On comprend mieux l’absence de certaines références dans l’ouvrage de Carnevali, à commencer par celles de Merleau-Ponty et, peut-être surtout, de Lévinas. L’auteure cite ça et là Merleau-Ponty, il est vrai, mais le choix épistémologique qui est fait de l’utilitarisme, car c’est bien de cela, au fond, qu’il s’agit, empêche de véritablement plonger dans l’œuvre de ce dernier. Idem pour Lévinas, pourtant passage obligé de toute référence sur le sensible et la reconnaissance. Une fois délesté de son utilitarisme, pourtant, le travail de Carnevali ouvre de grandes perspectives dans lesquelles on peut en effet véritablement rencontrer Lévinas. Qu’est-ce que l’intuition de ce dernier si ce n’est l’indépassable gratuité, la constitutive fragilité et l’indétermination qui surgissent de la rencontre avec un autre, que ce soit un sujet ou une image ?
Il y aurait certes d’autres réflexions à faire sur cet ouvrage. Les historiens de l’art et les philosophes de l’esthétique chercheront sûrement à défendre l’irréductibilité de la forme et de l’esthétique contre toute tentative de réduction à des logiques sociales. Mais ici encore, mieux vaut prendre cet ouvrage pour ses qualités et comme une invitation plutôt qu’une entreprise néo-impérialiste. Il y aurait aussi d’autres pistes à ouvrir à partir du paradigme du don, comme la dimension de donation dans le charisme des personnes ou des œuvres (ces fameux « propres pouvoirs » des œuvres). Disons seulement pour finir que d’insister sur l’aspect gratuit du sensible et de l’esthétique comme des relations sociales ne signifie en rien nier la part d’intérêt et de mystification. Comme les auteurs du MAUSS s’évertuent à le dire et le redire depuis des décennies, dans le désert en partie, semble-t-il, le don archaïque de Mauss n’est pas la charité chrétienne. Mais il permet d’entrevoir que la gratuité, et ainsi le beau, le bon et le juste, sont possibles… et pensables ! [10]
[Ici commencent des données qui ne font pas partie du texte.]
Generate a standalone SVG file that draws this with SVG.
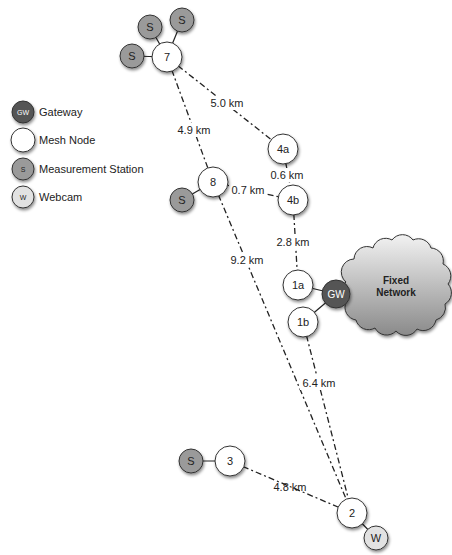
<svg xmlns="http://www.w3.org/2000/svg" width="452" height="555" viewBox="0 0 452 555">
<defs>
<filter id="sh" x="-50%" y="-50%" width="200%" height="200%">
<feDropShadow dx="1" dy="2" stdDeviation="1.6" flood-color="#000" flood-opacity="0.45"/>
</filter>
<linearGradient id="cg" x1="0" y1="0" x2="0" y2="1">
<stop offset="0" stop-color="#f2f2f2"/>
<stop offset="1" stop-color="#8a8a8a"/>
</linearGradient>
<style>
text{font-family:"Liberation Sans",Arial,sans-serif;font-size:11px;fill:#222}
.c{text-anchor:middle;dominant-baseline:central}
.mesh{fill:#fff;stroke:#333;stroke-width:1;filter:url(#sh)}
.st{fill:#9a9a9a;stroke:#333;stroke-width:1;filter:url(#sh)}
.gw{fill:#555;stroke:#333;stroke-width:1;filter:url(#sh)}
.wc{fill:#e2e2e2;stroke:#333;stroke-width:1;filter:url(#sh)}
.dd{stroke:#222;stroke-width:1.3;fill:none;stroke-dasharray:6 3 2 3}
.sl{stroke:#222;stroke-width:1.2;fill:none}
.w{fill:#fff}
.sm{font-size:8px}
.lbl{font-size:11px}
</style>
</defs>
<g id="connectors">
<line class="dd" x1="167" y1="57" x2="283" y2="149"/>
<line class="dd" x1="167" y1="57" x2="213" y2="182"/>
<line class="dd" x1="283" y1="149" x2="293" y2="200"/>
<line class="dd" x1="213" y1="182" x2="293" y2="200"/>
<line class="dd" x1="293" y1="200" x2="298" y2="285"/>
<line class="dd" x1="213" y1="182" x2="352" y2="513"/>
<line class="dd" x1="303" y1="322" x2="352" y2="513"/>
<line class="dd" x1="230" y1="461" x2="352" y2="513"/>
<line class="sl" x1="167" y1="57" x2="132" y2="56"/>
<line class="sl" x1="167" y1="57" x2="150" y2="27"/>
<line class="sl" x1="167" y1="57" x2="182" y2="20"/>
<line class="sl" x1="213" y1="182" x2="182" y2="200"/>
<line class="sl" x1="230" y1="461" x2="191" y2="461"/>
<line class="sl" x1="352" y1="513" x2="376" y2="538"/>
<line class="sl" x1="298" y1="285" x2="336" y2="294"/>
<line class="sl" x1="303" y1="322" x2="336" y2="294"/>
</g>
<g id="labels">
<rect x="207" y="96" width="38" height="14" fill="#fff"/>
<text class="c" x="227" y="103">5.0 km</text>
<rect x="175" y="123" width="38" height="14" fill="#fff"/>
<text class="c" x="194" y="130">4.9 km</text>
<rect x="268" y="168" width="38" height="14" fill="#fff"/>
<text class="c" x="287" y="175">0.6 km</text>
<rect x="229" y="183" width="38" height="14" fill="#fff"/>
<text class="c" x="248" y="190">0.7 km</text>
<rect x="274" y="235" width="38" height="14" fill="#fff"/>
<text class="c" x="293" y="242">2.8 km</text>
<rect x="228" y="253" width="38" height="14" fill="#fff"/>
<text class="c" x="247" y="260">9.2 km</text>
<rect x="300" y="376" width="38" height="14" fill="#fff"/>
<text class="c" x="319" y="383">6.4 km</text>
<text class="c" x="290" y="487">4.8 km</text>
</g>
<g id="cloud">
<path d="M346,282 A13,13 0 0 1 354,259 A13,13 0 0 1 373,248 A13,13 0 0 1 392,240 A13,13 0 0 1 413,240 A13,13 0 0 1 431,248 A13,13 0 0 1 443,264 A13,13 0 0 1 448,284 A13,13 0 0 1 445,304 A13,13 0 0 1 436,320 A13,13 0 0 1 417,329 A13,13 0 0 1 396,331 A13,13 0 0 1 375,328 A13,13 0 0 1 356,320 A13,13 0 0 1 346,302 A13,13 0 0 1 346,282 Z" fill="url(#cg)" stroke="#333" stroke-width="1" filter="url(#sh)"/>
<text class="c" x="396" y="280" font-weight="bold" style="font-weight:bold;font-size:10px">Fixed</text>
<text class="c" x="396" y="292" style="font-weight:bold;font-size:10px">Network</text>
</g>
<g id="n7"><circle class="mesh" cx="167" cy="57" r="15"/><text class="c" x="167" y="57">7</text></g>
<g id="s7a"><circle class="st" cx="132" cy="56" r="12"/><text class="c" x="132" y="56">S</text></g>
<g id="s7b"><circle class="st" cx="150" cy="27" r="12"/><text class="c" x="150" y="27">S</text></g>
<g id="s7c"><circle class="st" cx="182" cy="20" r="12"/><text class="c" x="182" y="20">S</text></g>
<g id="n8"><circle class="mesh" cx="213" cy="182" r="15"/><text class="c" x="213" y="182">8</text></g>
<g id="s8"><circle class="st" cx="182" cy="200" r="12"/><text class="c" x="182" y="200">S</text></g>
<g id="n4a"><circle class="mesh" cx="283" cy="149" r="15"/><text class="c" x="283" y="149">4a</text></g>
<g id="n4b"><circle class="mesh" cx="293" cy="200" r="15"/><text class="c" x="293" y="200">4b</text></g>
<g id="n1a"><circle class="mesh" cx="298" cy="285" r="15"/><text class="c" x="298" y="285">1a</text></g>
<g id="n1b"><circle class="mesh" cx="303" cy="322" r="15"/><text class="c" x="303" y="322">1b</text></g>
<g id="gw"><circle class="gw" cx="336" cy="294" r="14"/><text class="c w" x="336" y="294" style="fill:#fff;font-size:10px">GW</text></g>
<g id="n3"><circle class="mesh" cx="230" cy="461" r="15"/><text class="c" x="230" y="461">3</text></g>
<g id="s3"><circle class="st" cx="191" cy="461" r="12"/><text class="c" x="191" y="461">S</text></g>
<g id="n2"><circle class="mesh" cx="352" cy="513" r="15"/><text class="c" x="352" y="513">2</text></g>
<g id="w2"><circle class="wc" cx="376" cy="538" r="12"/><text class="c" x="376" y="538">W</text></g>
<g id="legend">
<circle class="gw" cx="23" cy="112" r="11"/><text class="c" x="23" y="112" style="fill:#fff;font-size:7px">GW</text>
<text x="39" y="116">Gateway</text>
<circle class="mesh" cx="23" cy="140" r="12"/>
<text x="39" y="144">Mesh Node</text>
<circle class="st" cx="23" cy="169" r="11"/><text class="c" x="23" y="169" style="font-size:7px">S</text>
<text x="39" y="173">Measurement Station</text>
<circle class="wc" cx="23" cy="197" r="11"/><text class="c" x="23" y="197" style="font-size:7px">W</text>
<text x="39" y="201">Webcam</text>
</g>
</svg>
[1] Les traductions de l’anglais sont miennes. J’ai toutefois choisi de conserver l’anglais pour l’essentiel, au titre que le propos est probablement compréhensible pour la majorité des lecteurs francophones.
[2] Voir Alain Caillé, « La sociologie de l’intérêt est-elle intéressante ? », dans Splendeurs et misères des sciences sociales (Droz, 1986, pp.99-116) ; Alain Caillé, Don, intérêt et désintéressement. Bourdieu, Mauss, Platon et quelques autres (La Découverte/MAUSS, nouvelle édition augmentée, 2005) ; et Alain Caillé, « Qu’est-ce qui ne va pas avec le don chez Bourdieu ? Le don n’est pas un acte économique mais un opérateur politique », dans Revue du MAUSS semestrielle no.52 (« Anthropologie du don », 2018, pp.74-88).
[3] On retrouve le curieux « anticapitalisme esthétique » de Bourdieu, repris à Marx, auquel se greffe une naturalisation (et donc une légitimation) de l’homo economicus de l’économie politique néoclassique, mouture Gary Becker.
[4] Il n’est pas possible de développer plus avant les arguments qui suivent dans le contexte de cette recension, mais on peut renvoyer aux travaux publiés du MAUSS sur la reconnaissance qui développent les différents aspects de la question, en particulier le numéro 23 (2004) de la Revue du MAUSS semestrielle, « De la reconnaissance. Don, identité et estime de soi », ainsi que Alain Caillé et Christian Lazzeri (dir.), La reconnaissance aujourd’hui (CNRS éditions, 2009) et Alain Caillé (dir.), La quête de reconnaissance. Nouveau phénomène social total (La Découverte/MAUSS, 2007).
[5] Sur la gratuité, voir le numéro 35 (2010) de la Revue du MAUSS semestrielle, « La gratuité. Éloge de l’inestimable ».
[6] Pour être clair, ce n’est pas qu’il faille rejeter Bourdieu en entier, en faire un bouc émissaire du MAUSS et relancer d’inutiles guerres de chapelles, mais plutôt de reconnaître les contradictions et les limites normatives et analytiques de sa pensée. On pourrait se résumer en disant que si Bourdieu a au plus à moitié raison (sur la reproduction sociale, sur le fait que l’intérêt constitue une motivation indépassable), il a au moins à moitié tort, et que cette moitié-là est tout autant indépassable que l’autre, surtout si l’on entend fonder une « esthétique sociale ».
[7] On ne peut trop recommander sur ce sujet la lecture du numéro 47 (2016) de la Revue du MAUSS semestrielle, « Au commencement était la relation… mais après ? ».
[8] Alain Caillé, dans Extension du domaine du don (Actes Sud, 2020) a en effet proposé de comprendre le cycle du don comme comportant quatre moments : demander, donner, recevoir et rendre. Cette proposition semble ici pleinement se justifier.
[9] Comme Durkheim et son École l’ont bien montré.
[10] On renverra pour finir au numéro 51 (2018) de la Revue du MAUSS semestrielle, « Le bon, le juste et le beau. Pour en finir avec la critique critique ».